EXERCISE:
Transcribe all of the material exactly. Any picture in it should be left out.

DATASET EXCERPT:

--------

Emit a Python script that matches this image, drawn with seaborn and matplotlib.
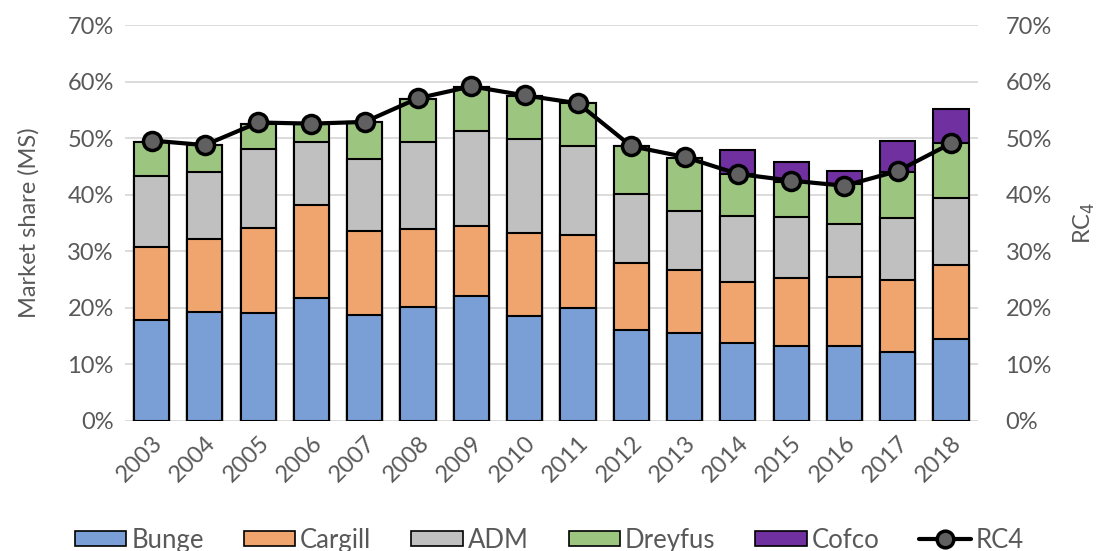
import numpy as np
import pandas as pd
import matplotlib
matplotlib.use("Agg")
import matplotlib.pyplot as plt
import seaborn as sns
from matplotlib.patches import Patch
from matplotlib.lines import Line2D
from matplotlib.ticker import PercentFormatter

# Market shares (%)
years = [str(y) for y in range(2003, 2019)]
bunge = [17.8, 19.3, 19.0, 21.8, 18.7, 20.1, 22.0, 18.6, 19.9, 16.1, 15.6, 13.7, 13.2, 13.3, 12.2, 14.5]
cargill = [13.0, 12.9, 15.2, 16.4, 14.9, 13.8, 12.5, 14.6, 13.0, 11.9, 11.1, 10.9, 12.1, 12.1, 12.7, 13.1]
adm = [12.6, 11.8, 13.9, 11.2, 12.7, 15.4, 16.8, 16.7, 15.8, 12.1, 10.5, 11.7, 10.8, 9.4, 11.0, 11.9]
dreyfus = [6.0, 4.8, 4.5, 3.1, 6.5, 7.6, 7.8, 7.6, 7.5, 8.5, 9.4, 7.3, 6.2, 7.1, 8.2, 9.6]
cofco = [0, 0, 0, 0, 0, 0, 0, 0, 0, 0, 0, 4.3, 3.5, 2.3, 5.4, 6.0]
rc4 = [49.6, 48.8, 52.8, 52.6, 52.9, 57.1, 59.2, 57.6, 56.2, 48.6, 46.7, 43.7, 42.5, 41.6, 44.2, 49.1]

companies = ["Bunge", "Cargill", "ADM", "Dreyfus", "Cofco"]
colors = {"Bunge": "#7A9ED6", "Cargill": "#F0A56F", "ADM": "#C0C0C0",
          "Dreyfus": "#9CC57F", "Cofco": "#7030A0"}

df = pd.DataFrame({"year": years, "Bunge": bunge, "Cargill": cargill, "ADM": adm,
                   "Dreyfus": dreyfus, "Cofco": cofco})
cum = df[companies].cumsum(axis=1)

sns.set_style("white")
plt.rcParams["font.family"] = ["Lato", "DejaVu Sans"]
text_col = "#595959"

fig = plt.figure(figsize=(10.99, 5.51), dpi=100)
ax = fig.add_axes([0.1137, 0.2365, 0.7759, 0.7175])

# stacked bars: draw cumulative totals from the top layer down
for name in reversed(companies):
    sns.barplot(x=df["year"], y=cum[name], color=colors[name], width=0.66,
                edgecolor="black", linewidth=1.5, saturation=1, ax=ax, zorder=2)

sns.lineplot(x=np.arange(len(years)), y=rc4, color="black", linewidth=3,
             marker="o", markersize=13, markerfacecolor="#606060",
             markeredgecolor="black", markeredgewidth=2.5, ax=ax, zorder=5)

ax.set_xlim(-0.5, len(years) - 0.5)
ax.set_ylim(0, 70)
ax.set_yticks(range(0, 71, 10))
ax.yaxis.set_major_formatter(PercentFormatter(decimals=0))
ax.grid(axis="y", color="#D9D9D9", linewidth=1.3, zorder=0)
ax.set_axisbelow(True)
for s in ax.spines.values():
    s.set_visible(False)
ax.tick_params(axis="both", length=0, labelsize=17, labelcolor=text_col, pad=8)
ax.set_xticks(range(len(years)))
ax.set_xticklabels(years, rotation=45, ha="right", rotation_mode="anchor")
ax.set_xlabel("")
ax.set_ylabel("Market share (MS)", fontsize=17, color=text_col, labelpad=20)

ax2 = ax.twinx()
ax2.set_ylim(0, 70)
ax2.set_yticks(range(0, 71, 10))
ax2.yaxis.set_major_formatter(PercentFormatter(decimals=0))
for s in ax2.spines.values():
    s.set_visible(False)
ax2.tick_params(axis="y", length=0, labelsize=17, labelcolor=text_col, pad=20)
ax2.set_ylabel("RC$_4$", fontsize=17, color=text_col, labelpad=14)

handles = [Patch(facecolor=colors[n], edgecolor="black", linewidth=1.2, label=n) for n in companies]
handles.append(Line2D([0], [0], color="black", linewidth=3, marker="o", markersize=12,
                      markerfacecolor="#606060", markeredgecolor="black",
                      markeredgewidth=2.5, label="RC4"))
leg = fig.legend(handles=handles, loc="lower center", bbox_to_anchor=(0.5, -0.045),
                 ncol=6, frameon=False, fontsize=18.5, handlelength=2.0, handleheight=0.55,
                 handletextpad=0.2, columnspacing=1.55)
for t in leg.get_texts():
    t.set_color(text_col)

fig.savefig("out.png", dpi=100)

--------

RESULT BELOW:
Emit a Python script that matches this image, drawn with seaborn and matplotlib.
import numpy as np
import pandas as pd
import matplotlib
matplotlib.use("Agg")
import matplotlib.pyplot as plt
import seaborn as sns
from matplotlib.patches import Patch
from matplotlib.lines import Line2D
from matplotlib.ticker import PercentFormatter

# Market shares (%)
years = [str(y) for y in range(2003, 2019)]
bunge = [17.8, 19.3, 19.0, 21.8, 18.7, 20.1, 22.0, 18.6, 19.9, 16.1, 15.6, 13.7, 13.2, 13.3, 12.2, 14.5]
cargill = [13.0, 12.9, 15.2, 16.4, 14.9, 13.8, 12.5, 14.6, 13.0, 11.9, 11.1, 10.9, 12.1, 12.1, 12.7, 13.1]
adm = [12.6, 11.8, 13.9, 11.2, 12.7, 15.4, 16.8, 16.7, 15.8, 12.1, 10.5, 11.7, 10.8, 9.4, 11.0, 11.9]
dreyfus = [6.0, 4.8, 4.5, 3.1, 6.5, 7.6, 7.8, 7.6, 7.5, 8.5, 9.4, 7.3, 6.2, 7.1, 8.2, 9.6]
cofco = [0, 0, 0, 0, 0, 0, 0, 0, 0, 0, 0, 4.3, 3.5, 2.3, 5.4, 6.0]
rc4 = [49.6, 48.8, 52.8, 52.6, 52.9, 57.1, 59.2, 57.6, 56.2, 48.6, 46.7, 43.7, 42.5, 41.6, 44.2, 49.1]

companies = ["Bunge", "Cargill", "ADM", "Dreyfus", "Cofco"]
colors = {"Bunge": "#7A9ED6", "Cargill": "#F0A56F", "ADM": "#C0C0C0",
          "Dreyfus": "#9CC57F", "Cofco": "#7030A0"}

df = pd.DataFrame({"year": years, "Bunge": bunge, "Cargill": cargill, "ADM": adm,
                   "Dreyfus": dreyfus, "Cofco": cofco})
cum = df[companies].cumsum(axis=1)

sns.set_style("white")
plt.rcParams["font.family"] = ["Lato", "DejaVu Sans"]
text_col = "#595959"

fig = plt.figure(figsize=(10.99, 5.51), dpi=100)
ax = fig.add_axes([0.1137, 0.2365, 0.7759, 0.7175])

# stacked bars: draw cumulative totals from the top layer down
for name in reversed(companies):
    sns.barplot(x=df["year"], y=cum[name], color=colors[name], width=0.66,
                edgecolor="black", linewidth=1.5, saturation=1, ax=ax, zorder=2)

sns.lineplot(x=np.arange(len(years)), y=rc4, color="black", linewidth=3,
             marker="o", markersize=13, markerfacecolor="#606060",
             markeredgecolor="black", markeredgewidth=2.5, ax=ax, zorder=5)

ax.set_xlim(-0.5, len(years) - 0.5)
ax.set_ylim(0, 70)
ax.set_yticks(range(0, 71, 10))
ax.yaxis.set_major_formatter(PercentFormatter(decimals=0))
ax.grid(axis="y", color="#D9D9D9", linewidth=1.3, zorder=0)
ax.set_axisbelow(True)
for s in ax.spines.values():
    s.set_visible(False)
ax.tick_params(axis="both", length=0, labelsize=17, labelcolor=text_col, pad=8)
ax.set_xticks(range(len(years)))
ax.set_xticklabels(years, rotation=45, ha="right", rotation_mode="anchor")
ax.set_xlabel("")
ax.set_ylabel("Market share (MS)", fontsize=17, color=text_col, labelpad=20)

ax2 = ax.twinx()
ax2.set_ylim(0, 70)
ax2.set_yticks(range(0, 71, 10))
ax2.yaxis.set_major_formatter(PercentFormatter(decimals=0))
for s in ax2.spines.values():
    s.set_visible(False)
ax2.tick_params(axis="y", length=0, labelsize=17, labelcolor=text_col, pad=20)
ax2.set_ylabel("RC$_4$", fontsize=17, color=text_col, labelpad=14)

handles = [Patch(facecolor=colors[n], edgecolor="black", linewidth=1.2, label=n) for n in companies]
handles.append(Line2D([0], [0], color="black", linewidth=3, marker="o", markersize=12,
                      markerfacecolor="#606060", markeredgecolor="black",
                      markeredgewidth=2.5, label="RC4"))
leg = fig.legend(handles=handles, loc="lower center", bbox_to_anchor=(0.5, -0.045),
                 ncol=6, frameon=False, fontsize=18.5, handlelength=2.0, handleheight=0.55,
                 handletextpad=0.2, columnspacing=1.55)
for t in leg.get_texts():
    t.set_color(text_col)

fig.savefig("out.png", dpi=100)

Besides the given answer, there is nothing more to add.